— Task brief —
Write out the material exactly, without any of its pictures.
++++++++
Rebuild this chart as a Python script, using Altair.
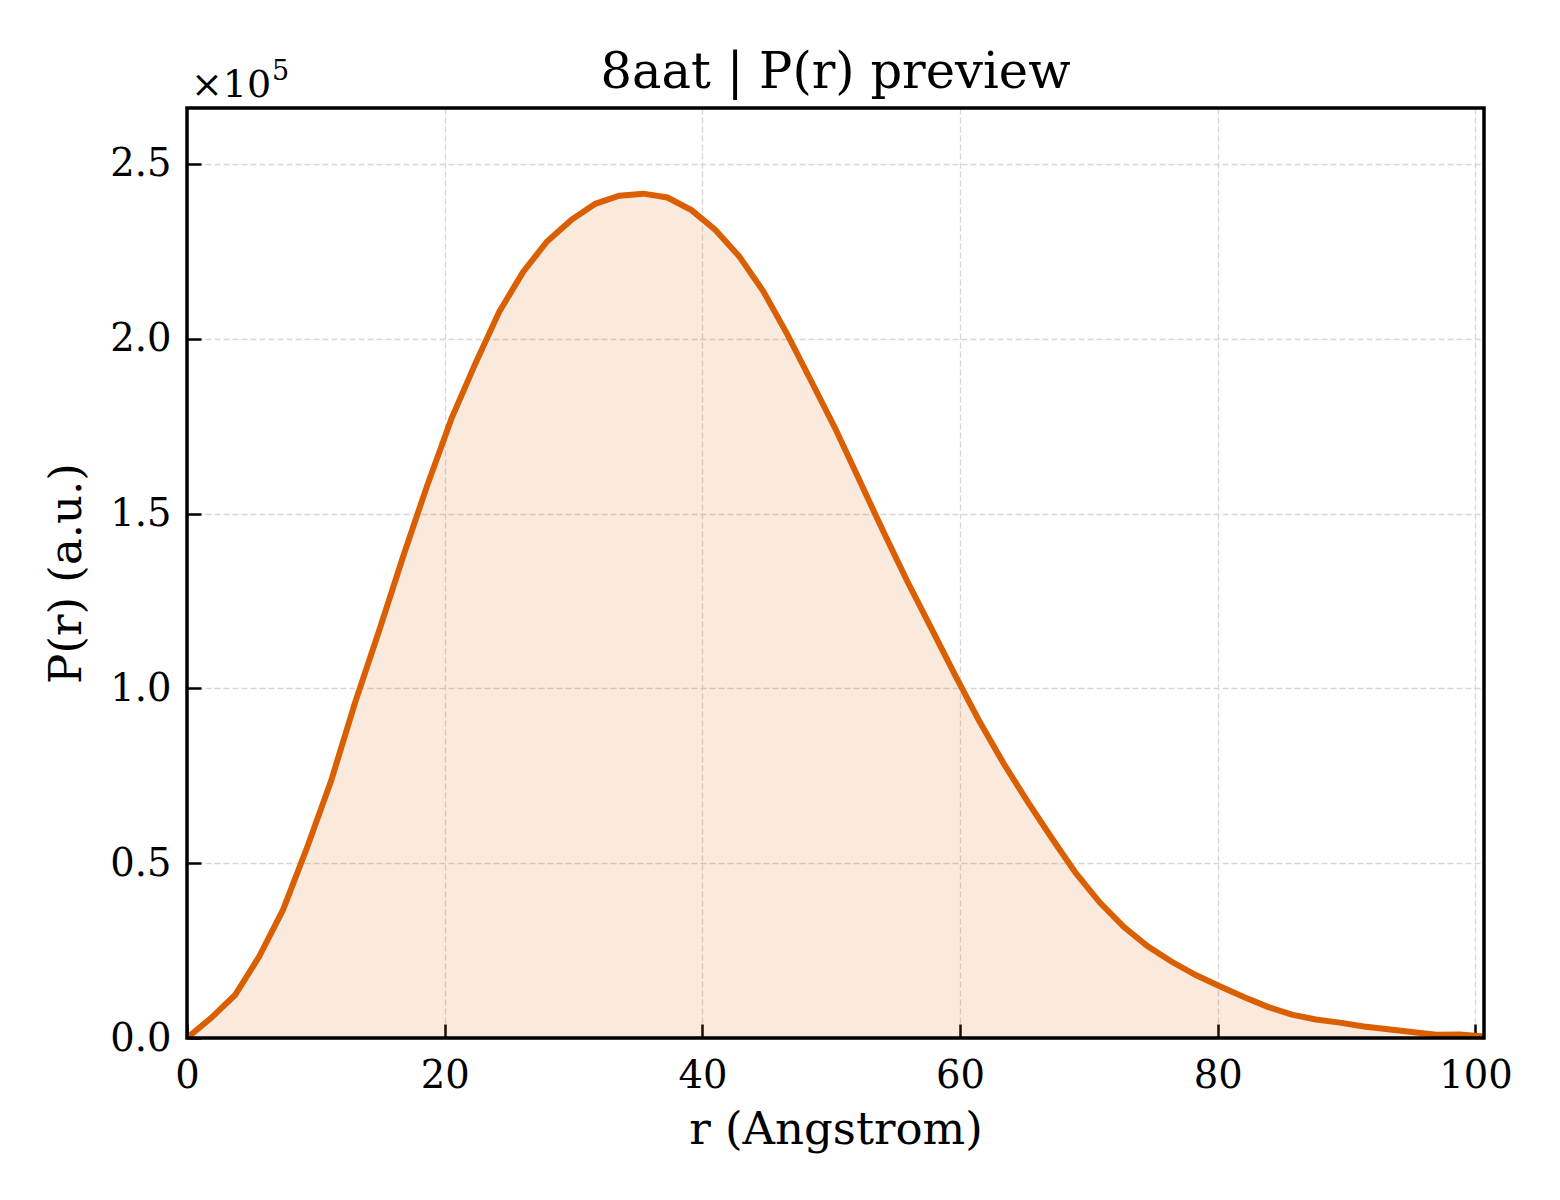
import altair as alt
import pandas as pd

# r grid (Angstrom) and P(r) in units of 1e5
r_values = [0.00, 1.86, 3.73, 5.59, 7.46, 9.32, 11.18, 13.05, 14.91, 16.78,
            18.64, 20.51, 22.37, 24.23, 26.10, 27.96, 29.83, 31.69, 33.55, 35.42,
            37.28, 39.15, 41.01, 42.87, 44.74, 46.60, 48.47, 50.33, 52.19, 54.06,
            55.92, 57.79, 59.65, 61.51, 63.38, 65.24, 67.11, 68.97, 70.83, 72.70,
            74.56, 76.43, 78.29, 80.15, 82.02, 83.88, 85.75, 87.61, 89.47, 91.34,
            93.20, 95.07, 96.93, 98.79, 100.66]
p_values = [0.000, 0.057, 0.123, 0.232, 0.367, 0.545, 0.735, 0.960, 1.165, 1.378,
            1.580, 1.770, 1.928, 2.077, 2.192, 2.279, 2.340, 2.386, 2.409, 2.415,
            2.404, 2.368, 2.311, 2.235, 2.135, 2.012, 1.877, 1.742, 1.595, 1.447,
            1.305, 1.170, 1.035, 0.905, 0.785, 0.676, 0.572, 0.472, 0.388, 0.318,
            0.262, 0.218, 0.180, 0.148, 0.117, 0.089, 0.067, 0.053, 0.044, 0.033,
            0.025, 0.017, 0.009, 0.010, 0.004]

x_ticks = [0, 20, 40, 60, 80, 100]
y_ticks = [0.0, 0.5, 1.0, 1.5, 2.0, 2.5]
x_domain = [0, 100.66]
y_domain = [0, 2.66]
title_text = ["8aat | P(r) preview"]
x_title = "r (Angstrom)"
y_title = "P(r) (a.u.)"
offset_base = ["×10"]
offset_exp = ["5"]

LINE = "#D95F02"
FONT = "DejaVu Serif"
W, H = 1297, 930

df = pd.DataFrame({"r": r_values, "p": p_values})

xs = alt.Scale(domain=x_domain, nice=False, zero=False)
ys = alt.Scale(domain=y_domain, nice=False, zero=False)

main_x_axis = alt.Axis(values=x_ticks, format="d", title=x_title, grid=True,
                       gridDash=[6, 3], gridColor="#d6d6d6", gridWidth=1.3,
                       ticks=False, domain=False, labelPadding=19,
                       labelFontSize=38.5, labelFont=FONT, labelColor="black",
                       titleFontSize=45, titleFont=FONT, titleFontWeight="normal",
                       titleColor="black", titlePadding=13, labelFlush=False)
main_y_axis = alt.Axis(values=y_ticks, format=".1f", title=y_title, grid=True,
                       gridDash=[6, 3], gridColor="#d6d6d6", gridWidth=1.3,
                       ticks=False, domain=False, labelPadding=16,
                       labelFontSize=38.5, labelFont=FONT, labelColor="black",
                       titleFontSize=45, titleFont=FONT, titleFontWeight="normal",
                       titleColor="black", titlePadding=20, labelFlush=False)

tick_x_axis = alt.Axis(values=x_ticks, orient="top", offset=-H, labels=False,
                       domain=False, grid=False, ticks=True, tickSize=14,
                       tickWidth=2.5, tickColor="black", title=None)
tick_y_axis = alt.Axis(values=y_ticks, orient="right", offset=-W, labels=False,
                       domain=False, grid=False, ticks=True, tickSize=14,
                       tickWidth=2.5, tickColor="black", title=None)

area = alt.Chart(df).mark_area(color=LINE, opacity=0.13).encode(
    x=alt.X("r:Q", scale=xs, axis=main_x_axis),
    y=alt.Y("p:Q", scale=ys, axis=main_y_axis),
)

line = alt.Chart(df).mark_line(color=LINE, strokeWidth=6).encode(
    x=alt.X("r:Q", scale=xs, axis=tick_x_axis),
    y=alt.Y("p:Q", scale=ys, axis=tick_y_axis),
)

frame = alt.Chart(pd.DataFrame({"f": [1]})).mark_rect(
    filled=False, stroke="black", strokeWidth=3.5
).encode(x=alt.value(0), x2=alt.value(W), y=alt.value(0), y2=alt.value(H))

base_text = alt.Chart(pd.DataFrame({"t": offset_base})).mark_text(
    align="left", baseline="alphabetic", font=FONT, fontSize=38, color="black"
).encode(x=alt.value(4), y=alt.value(-11), text="t:N")

exp_text = alt.Chart(pd.DataFrame({"t": offset_exp})).mark_text(
    align="left", baseline="alphabetic", font=FONT, fontSize=27, color="black"
).encode(x=alt.value(85), y=alt.value(-28), text="t:N")

title = alt.Chart(pd.DataFrame({"t": title_text})).mark_text(
    align="center", baseline="alphabetic", font=FONT, fontSize=49.5, color="black"
).encode(x=alt.value(W / 2), y=alt.value(-20), text="t:N")

chart = alt.layer(area, line, frame, base_text, exp_text, title).resolve_axis(
    x="independent", y="independent"
).properties(
    width=W, height=H,
    autosize=alt.AutoSizeParams(type="none"),
    padding={"left": 179, "top": 100, "right": 60, "bottom": 150},
    background="white",
).configure_view(stroke=None)

chart.save("out.html", embed_options={"renderer": "svg", "actions": False})
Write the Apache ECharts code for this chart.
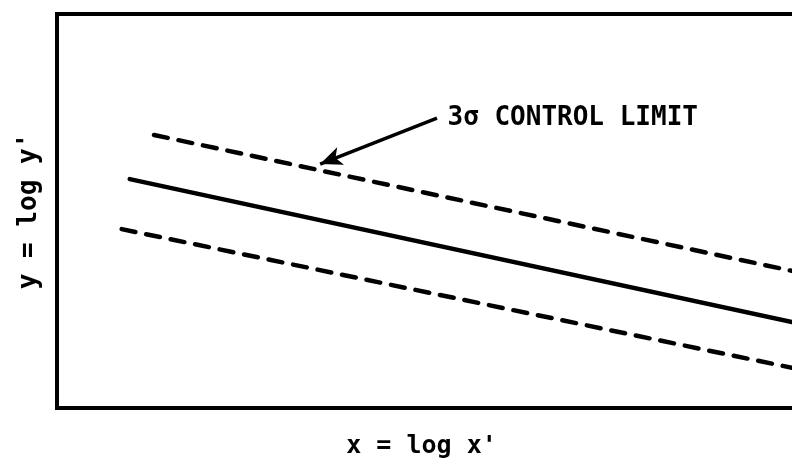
++++++++
— Written reply —
Rebuild this chart as a Python script, using Altair.
import altair as alt
import pandas as pd

# r grid (Angstrom) and P(r) in units of 1e5
r_values = [0.00, 1.86, 3.73, 5.59, 7.46, 9.32, 11.18, 13.05, 14.91, 16.78,
            18.64, 20.51, 22.37, 24.23, 26.10, 27.96, 29.83, 31.69, 33.55, 35.42,
            37.28, 39.15, 41.01, 42.87, 44.74, 46.60, 48.47, 50.33, 52.19, 54.06,
            55.92, 57.79, 59.65, 61.51, 63.38, 65.24, 67.11, 68.97, 70.83, 72.70,
            74.56, 76.43, 78.29, 80.15, 82.02, 83.88, 85.75, 87.61, 89.47, 91.34,
            93.20, 95.07, 96.93, 98.79, 100.66]
p_values = [0.000, 0.057, 0.123, 0.232, 0.367, 0.545, 0.735, 0.960, 1.165, 1.378,
            1.580, 1.770, 1.928, 2.077, 2.192, 2.279, 2.340, 2.386, 2.409, 2.415,
            2.404, 2.368, 2.311, 2.235, 2.135, 2.012, 1.877, 1.742, 1.595, 1.447,
            1.305, 1.170, 1.035, 0.905, 0.785, 0.676, 0.572, 0.472, 0.388, 0.318,
            0.262, 0.218, 0.180, 0.148, 0.117, 0.089, 0.067, 0.053, 0.044, 0.033,
            0.025, 0.017, 0.009, 0.010, 0.004]

x_ticks = [0, 20, 40, 60, 80, 100]
y_ticks = [0.0, 0.5, 1.0, 1.5, 2.0, 2.5]
x_domain = [0, 100.66]
y_domain = [0, 2.66]
title_text = ["8aat | P(r) preview"]
x_title = "r (Angstrom)"
y_title = "P(r) (a.u.)"
offset_base = ["×10"]
offset_exp = ["5"]

LINE = "#D95F02"
FONT = "DejaVu Serif"
W, H = 1297, 930

df = pd.DataFrame({"r": r_values, "p": p_values})

xs = alt.Scale(domain=x_domain, nice=False, zero=False)
ys = alt.Scale(domain=y_domain, nice=False, zero=False)

main_x_axis = alt.Axis(values=x_ticks, format="d", title=x_title, grid=True,
                       gridDash=[6, 3], gridColor="#d6d6d6", gridWidth=1.3,
                       ticks=False, domain=False, labelPadding=19,
                       labelFontSize=38.5, labelFont=FONT, labelColor="black",
                       titleFontSize=45, titleFont=FONT, titleFontWeight="normal",
                       titleColor="black", titlePadding=13, labelFlush=False)
main_y_axis = alt.Axis(values=y_ticks, format=".1f", title=y_title, grid=True,
                       gridDash=[6, 3], gridColor="#d6d6d6", gridWidth=1.3,
                       ticks=False, domain=False, labelPadding=16,
                       labelFontSize=38.5, labelFont=FONT, labelColor="black",
                       titleFontSize=45, titleFont=FONT, titleFontWeight="normal",
                       titleColor="black", titlePadding=20, labelFlush=False)

tick_x_axis = alt.Axis(values=x_ticks, orient="top", offset=-H, labels=False,
                       domain=False, grid=False, ticks=True, tickSize=14,
                       tickWidth=2.5, tickColor="black", title=None)
tick_y_axis = alt.Axis(values=y_ticks, orient="right", offset=-W, labels=False,
                       domain=False, grid=False, ticks=True, tickSize=14,
                       tickWidth=2.5, tickColor="black", title=None)

area = alt.Chart(df).mark_area(color=LINE, opacity=0.13).encode(
    x=alt.X("r:Q", scale=xs, axis=main_x_axis),
    y=alt.Y("p:Q", scale=ys, axis=main_y_axis),
)

line = alt.Chart(df).mark_line(color=LINE, strokeWidth=6).encode(
    x=alt.X("r:Q", scale=xs, axis=tick_x_axis),
    y=alt.Y("p:Q", scale=ys, axis=tick_y_axis),
)

frame = alt.Chart(pd.DataFrame({"f": [1]})).mark_rect(
    filled=False, stroke="black", strokeWidth=3.5
).encode(x=alt.value(0), x2=alt.value(W), y=alt.value(0), y2=alt.value(H))

base_text = alt.Chart(pd.DataFrame({"t": offset_base})).mark_text(
    align="left", baseline="alphabetic", font=FONT, fontSize=38, color="black"
).encode(x=alt.value(4), y=alt.value(-11), text="t:N")

exp_text = alt.Chart(pd.DataFrame({"t": offset_exp})).mark_text(
    align="left", baseline="alphabetic", font=FONT, fontSize=27, color="black"
).encode(x=alt.value(85), y=alt.value(-28), text="t:N")

title = alt.Chart(pd.DataFrame({"t": title_text})).mark_text(
    align="center", baseline="alphabetic", font=FONT, fontSize=49.5, color="black"
).encode(x=alt.value(W / 2), y=alt.value(-20), text="t:N")

chart = alt.layer(area, line, frame, base_text, exp_text, title).resolve_axis(
    x="independent", y="independent"
).properties(
    width=W, height=H,
    autosize=alt.AutoSizeParams(type="none"),
    padding={"left": 179, "top": 100, "right": 60, "bottom": 150},
    background="white",
).configure_view(stroke=None)

chart.save("out.html", embed_options={"renderer": "svg", "actions": False})
Write the Apache ECharts code for this chart.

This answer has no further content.